時にはお茶の入れ方や供え物の数や順番、作法などを事細かに説明されますが、言ってくるオバーで教えることが違うので困ることもあります(もしかしたら、シーミーあるあるかも)。
「ウンネーアランドー(こうではないよ)」、「ウングゥトゥルサントーナランドー(こういうふうにしないとだめだよ)」が、シーミーの時のオバー達の口癖です(笑)。
子どもの頃は同世代のいとこ達と遊ぶことが楽しく、集まる意味もよくわかっていませんでしたが、作業療法士になって対象者の方々と向き合っている中で、「シーミー」の意味や価値をわかるようになってきた気がします。
「あんたのところはもうシーミーやったねぇ?」、「今週はシーミーがあるから外泊しようね」などの言葉を聞いているうちに、いかに大事なものなのかを感じられるようになりました。
沖縄の人々はシーミーを行なうことにやりがいを持ち、自分自身の役割や存在意義を見出しているのではないかと思います。
また、年齢を重ねるごとにシーミーの大切さを感じ、それを行うことが仕事をすることと同じくらい重要な位置づけになっているのかもしれません。
「やらないと罰があたる」という感覚ではなく、やることで満足感を得て癒されているのかも…。
作業療法士になったからこそ、オジーやオバー達があれやこれやと教えてくる意味を知れたのかな(笑)。
私たち作業療法士は「生活支援」をすべく、対象者の方々へ関わっています。
よって、私たちは沖縄の方々が大切にしている「シーミー」をその人らしくできるよう支援することも、とても重要な役割になると思います。
単にお墓参りをすることだけではなく、お供えものの調理をしたり、供花を選んだり、若い世代に段取りを教えたりなど、その方にとってやりがいとなっているものが何なのかを知ることがなによりも大切です。
やりたいことができるよう支えるためには、私たち作業療法士も「シーミー」のことを含め、その地域の伝統行事のことも知らなければならないかも、ですね。
そして、その中でも対象者の方が何にやりがいを感じ、どのようなことを望んでいるのかを理解し、実現できるよう支援していかなければなりませんね。
「ワン(私)ガウランネー(いないと)、ヤーグナーターヤ(家の人たちは)、ヌーナラングゥトゥヨー(何もできないからさあ)」、「ワンガ(私が)シーユー(やり方を)ナラーサントナランッサー(教えないといけないさあ)」、「チューヤ(今日は)ヤーンカイケーティ(家に帰って)、ティームウサギラントナラングゥトゥヨー(手を合わせないといかないからさあ)」、などと話すということは、自分の生活に充実感があり、自身の役割があり、それに取り組もうとする意欲のある証であると思います。

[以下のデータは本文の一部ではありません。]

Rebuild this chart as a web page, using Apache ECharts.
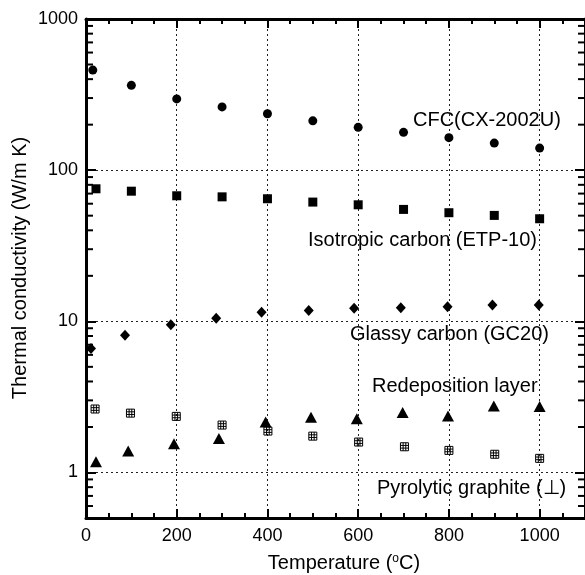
<!DOCTYPE html>
<html>
<head>
<meta charset="utf-8">
<script src="https://cdn.jsdelivr.net/npm/echarts@6/dist/echarts.min.js"></script>
<style>html,body{margin:0;padding:0;background:#fff}#c{width:585px;height:575px}</style>
</head>
<body>
<div id="c"></div>
<script>
// ---- data (Temperature in °C, thermal conductivity in W/m K) ----
const cfcT = [15, 100, 200, 300, 400, 500, 600, 700, 800, 900, 1000];
const cfcK = [459, 364, 296, 262, 236, 212, 192, 178, 164, 151, 140];
const isoT = [22, 100, 200, 300, 400, 500, 600, 700, 800, 900, 1000];
const isoK = [75.3, 72.6, 67.7, 66.6, 64.7, 61.5, 59, 55, 52.3, 50.2, 47.7];
const gcT = [11, 86, 187, 287, 387, 491, 591, 694, 797, 896, 998];
const gcK = [6.6, 8.1, 9.5, 10.5, 11.5, 11.8, 12.2, 12.3, 12.5, 12.8, 12.8];
const redT = [22, 93, 194, 293, 396, 496, 597, 698, 798, 899, 1000];
const redK = [1.18, 1.39, 1.55, 1.68, 2.16, 2.32, 2.27, 2.49, 2.36, 2.75, 2.73];
const pyrT = [20, 98, 199, 300, 401, 500, 601, 702, 800, 901, 1000];
const pyrK = [2.63, 2.47, 2.35, 2.06, 1.88, 1.74, 1.59, 1.48, 1.40, 1.32, 1.24];

const seriesNames = ['CFC(CX-2002U)', 'Isotropic carbon (ETP-10)', 'Glassy carbon (GC20)', 'Redeposition layer', 'Pyrolytic graphite (\u22A5)'];
const yMinorTicks = [0.6, 0.7, 0.8, 0.9, 2, 3, 4, 5, 6, 7, 8, 9, 20, 30, 40, 50, 60, 70, 80, 90, 200, 300, 400, 500, 600, 700, 800, 900];
const xMin = 0, xMax = 1100, xMajor = 200, xMinor = 50;
const yMin = 0.5, yMax = 1000;

const FONT = '"Liberation Sans", Arial, Helvetica, sans-serif';
const pair = (xs, ys) => xs.map((x, i) => [x, ys[i]]);

const chart = echarts.init(document.getElementById('c'), null, {renderer: 'canvas'});

function xAxisDef(pos, interval, opts) {
  return Object.assign({
    type: 'value', position: pos, min: xMin, max: xMax, interval: interval,
    axisLine: {show: true, onZero: false, lineStyle: {color: '#000', width: 3}},
    axisTick: {show: true, inside: true, length: 9, lineStyle: {color: '#000', width: 2}},
    axisLabel: {show: false},
    splitLine: {show: false}
  }, opts || {});
}
function yAxisDef(pos, opts) {
  return Object.assign({
    type: 'log', logBase: 10, position: pos, min: yMin, max: yMax,
    axisLine: {show: true, onZero: false, lineStyle: {color: '#000', width: 3}},
    axisTick: {show: true, inside: true, length: 10, lineStyle: {color: '#000', width: 2}},
    axisLabel: {show: false},
    splitLine: {show: false}
  }, opts || {});
}

const dotted = {show: true, lineStyle: {color: '#222', width: 1, type: [2, 3]}};
const blk = {color: '#000', opacity: 1};

const option = {
  animation: false,
  backgroundColor: '#fff',
  grid: {left: 86, top: 19, right: -1, bottom: 57, containLabel: false},
  xAxis: [
    xAxisDef('bottom', xMajor, {
      axisLabel: {show: true, showMaxLabel: false, color: '#000', fontSize: 18, fontFamily: FONT, margin: 9,
        formatter: v => String(Math.round(v))},
      splitLine: dotted
    }),
    xAxisDef('top', xMajor),
    xAxisDef('bottom', xMinor, {axisLine: {show: false}, axisTick: {show: true, inside: true, length: 5, lineStyle: {color: '#000', width: 2}}}),
    xAxisDef('top', xMinor, {axisLine: {show: false}, axisTick: {show: true, inside: true, length: 5, lineStyle: {color: '#000', width: 2}}})
  ],
  yAxis: [
    yAxisDef('left', {
      axisLabel: {show: true, color: '#000', fontSize: 18, fontFamily: FONT, margin: 8,
        formatter: v => (v >= 1 ? String(Math.round(v)) : '')},
      splitLine: dotted
    }),
    yAxisDef('right')
  ],
  series: [
    {name: seriesNames[0], type: 'scatter', data: pair(cfcT, cfcK), symbol: 'circle', symbolSize: 9, itemStyle: blk},
    {name: seriesNames[1], type: 'scatter', data: pair(isoT, isoK), symbol: 'rect', symbolSize: 9, itemStyle: blk},
    {name: seriesNames[2], type: 'scatter', data: pair(gcT, gcK), symbol: 'diamond', symbolSize: [10, 11], itemStyle: blk},
    {name: seriesNames[3], type: 'scatter', data: pair(redT, redK), symbol: 'triangle', symbolSize: [12, 11], itemStyle: blk},
    {name: seriesNames[4], type: 'scatter', data: pair(pyrT, pyrK),
      symbol: 'path://M0,0H9V9H0Z M3,0V9 M6,0V9 M0,3H9 M0,6H9', symbolSize: 8,
      itemStyle: {color: 'rgba(255,255,255,0)', borderColor: '#000', borderWidth: 1, opacity: 1}},
    // minor log ticks on left and right frame
    {type: 'scatter', silent: true, clip: false, data: yMinorTicks.map(v => [xMin, v]),
      symbol: 'rect', symbolSize: [7, 2], symbolOffset: [3.5, 0], itemStyle: blk},
    {type: 'scatter', silent: true, clip: false, data: yMinorTicks.map(v => [xMax, v]),
      symbol: 'rect', symbolSize: [7, 2], symbolOffset: [-3.5, 0], itemStyle: blk}
  ],
  graphic: [
    {type: 'text', x: 413, y: 120, style: {text: seriesNames[0], font: '20px ' + FONT, fill: '#000', textAlign: 'left', textVerticalAlign: 'middle'}},
    {type: 'text', x: 308, y: 240, style: {text: seriesNames[1], font: '20px ' + FONT, fill: '#000', textAlign: 'left', textVerticalAlign: 'middle'}},
    {type: 'text', x: 350, y: 334, style: {text: seriesNames[2], font: '20px ' + FONT, fill: '#000', textAlign: 'left', textVerticalAlign: 'middle'}},
    {type: 'text', x: 372, y: 386, style: {text: seriesNames[3], font: '20px ' + FONT, fill: '#000', textAlign: 'left', textVerticalAlign: 'middle'}},
    {type: 'text', x: 377, y: 488, style: {text: seriesNames[4], font: '20px ' + FONT, fill: '#000', textAlign: 'left', textVerticalAlign: 'middle'}},
    {type: 'text', x: 344, y: 563, style: {
      text: 'Temperature ({sup|o}C)', font: '20px ' + FONT, fill: '#000', textAlign: 'center', textVerticalAlign: 'middle',
      rich: {sup: {fontSize: 12, fontFamily: FONT, verticalAlign: 'top', padding: [0, 0, 7, 0]}}}},
    {type: 'text', x: 20, y: 268, rotation: Math.PI / 2, style: {
      text: 'Thermal conductivity (W/m K)', font: '20px ' + FONT, fill: '#000', textAlign: 'center', textVerticalAlign: 'middle'}}
  ]
};
chart.setOption(option);
</script>
</body>
</html>
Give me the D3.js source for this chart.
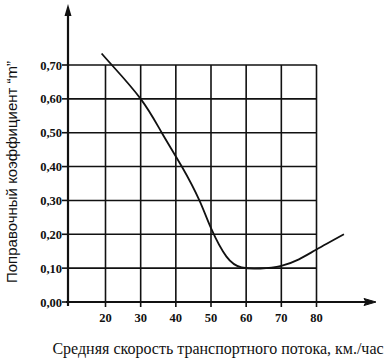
<!DOCTYPE html>
<html><head><meta charset="utf-8">
<script src="https://cdn.jsdelivr.net/npm/d3@7"></script>
<style>body{margin:0;background:#fff}svg{display:block}</style>
</head><body>
<script>
const speeds = [18.9, 21.8, 30, 36, 41.7, 46.7, 50, 54.4, 58.7, 64, 70, 75, 80, 87.8];
const coefs  = [0.734, 0.70, 0.60, 0.50, 0.40, 0.30, 0.218, 0.134, 0.102, 0.099, 0.107, 0.126, 0.155, 0.20];
const xTicks = [20, 30, 40, 50, 60, 70, 80];
const yTicks = [0, 0.1, 0.2, 0.3, 0.4, 0.5, 0.6, 0.7];
const xTitle = "Средняя скорость транспортного потока, км./час";
const yTitle = "Поправочный коэффициент “m”";

const W = 391, H = 361;
const svg = d3.select("body").append("svg").attr("width", W).attr("height", H);
const x = d3.scaleLinear().domain([20, 80]).range([105.5, 316.5]);
const y = d3.scaleLinear().domain([0, 0.7]).range([302, 65]);
const axisX = 68;
const ink = "#111";
const fmt = d => d3.format(".2f")(d).replace(".", ",");

// grid
const g = svg.append("g").attr("stroke", ink).attr("stroke-width", 1.6).attr("fill", "none");
g.selectAll("line.h").data(yTicks.filter(d => d > 0)).join("line")
  .attr("x1", axisX).attr("x2", x(80)).attr("y1", d => y(d)).attr("y2", d => y(d));
g.selectAll("line.v").data(xTicks).join("line")
  .attr("x1", d => x(d)).attr("x2", d => x(d)).attr("y1", y(0.7)).attr("y2", y(0) + 5);

// axes
svg.append("line").attr("x1", axisX).attr("x2", axisX).attr("y1", 12).attr("y2", y(0) + 4)
  .attr("stroke", ink).attr("stroke-width", 2.2);
svg.append("line").attr("x1", axisX - 2).attr("x2", 368).attr("y1", y(0)).attr("y2", y(0))
  .attr("stroke", ink).attr("stroke-width", 2.2);
svg.append("path").attr("d", `M${axisX},4 L${axisX-3.5},16 L${axisX+3.5},16 Z`).attr("fill", ink);
svg.append("path").attr("d", `M376,${y(0)} L364,${y(0)-3.5} L366,${y(0)} L364,${y(0)+3.5} Z`).attr("fill", ink).attr("stroke", ink).attr("stroke-width", 1);

// y ticks
svg.selectAll("line.yt").data(yTicks).join("line")
  .attr("x1", axisX - 6).attr("x2", axisX).attr("y1", d => y(d)).attr("y2", d => y(d))
  .attr("stroke", ink).attr("stroke-width", 1.6);
svg.selectAll("text.yl").data(yTicks).join("text")
  .attr("x", 62).attr("y", d => y(d) + 4.5).attr("text-anchor", "end")
  .attr("font-family", "Liberation Serif").attr("font-weight", "bold").attr("font-size", 12.5)
  .attr("fill", ink).text(fmt);
svg.selectAll("text.xl").data(xTicks).join("text")
  .attr("x", d => x(d)).attr("y", 322).attr("text-anchor", "middle")
  .attr("font-family", "Liberation Serif").attr("font-weight", "bold").attr("font-size", 12.5)
  .attr("fill", ink).text(d => d);

// curve
const pts = speeds.map((s, i) => [s, coefs[i]]);
svg.append("path").datum(pts)
  .attr("d", d3.line().x(d => x(d[0])).y(d => y(d[1])).curve(d3.curveNatural))
  .attr("fill", "none").attr("stroke", ink).attr("stroke-width", 1.8);

// titles
svg.append("text").attr("transform", "translate(17,172) rotate(-90)")
  .attr("text-anchor", "middle").attr("font-family", "Liberation Sans").attr("font-size", 15)
  .attr("fill", ink).text(yTitle);
svg.append("text").attr("x", 218).attr("y", 354).attr("text-anchor", "middle")
  .attr("font-family", "Liberation Serif").attr("font-size", 16)
  .attr("fill", ink).text(xTitle);
</script>
</body></html>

その言葉を、いつまでも言っていただけるような支援ができる作業療法士になりたいですね。
また、琉リハで学ぶ学生には、このようなことこそ大切に思える支援者になってほしいと願います。
世の中には、私たちの知らないことがたくさんたくさんありますよね。
全部のことを知ることは難しいかもしれませんが、出会う方々から教えてもらえることもたくさんあるかと思います。
私たち作業療法士も、対象者の方から学ぶことがたくさんあります。「人との出会いが最高の学び」かもしれません。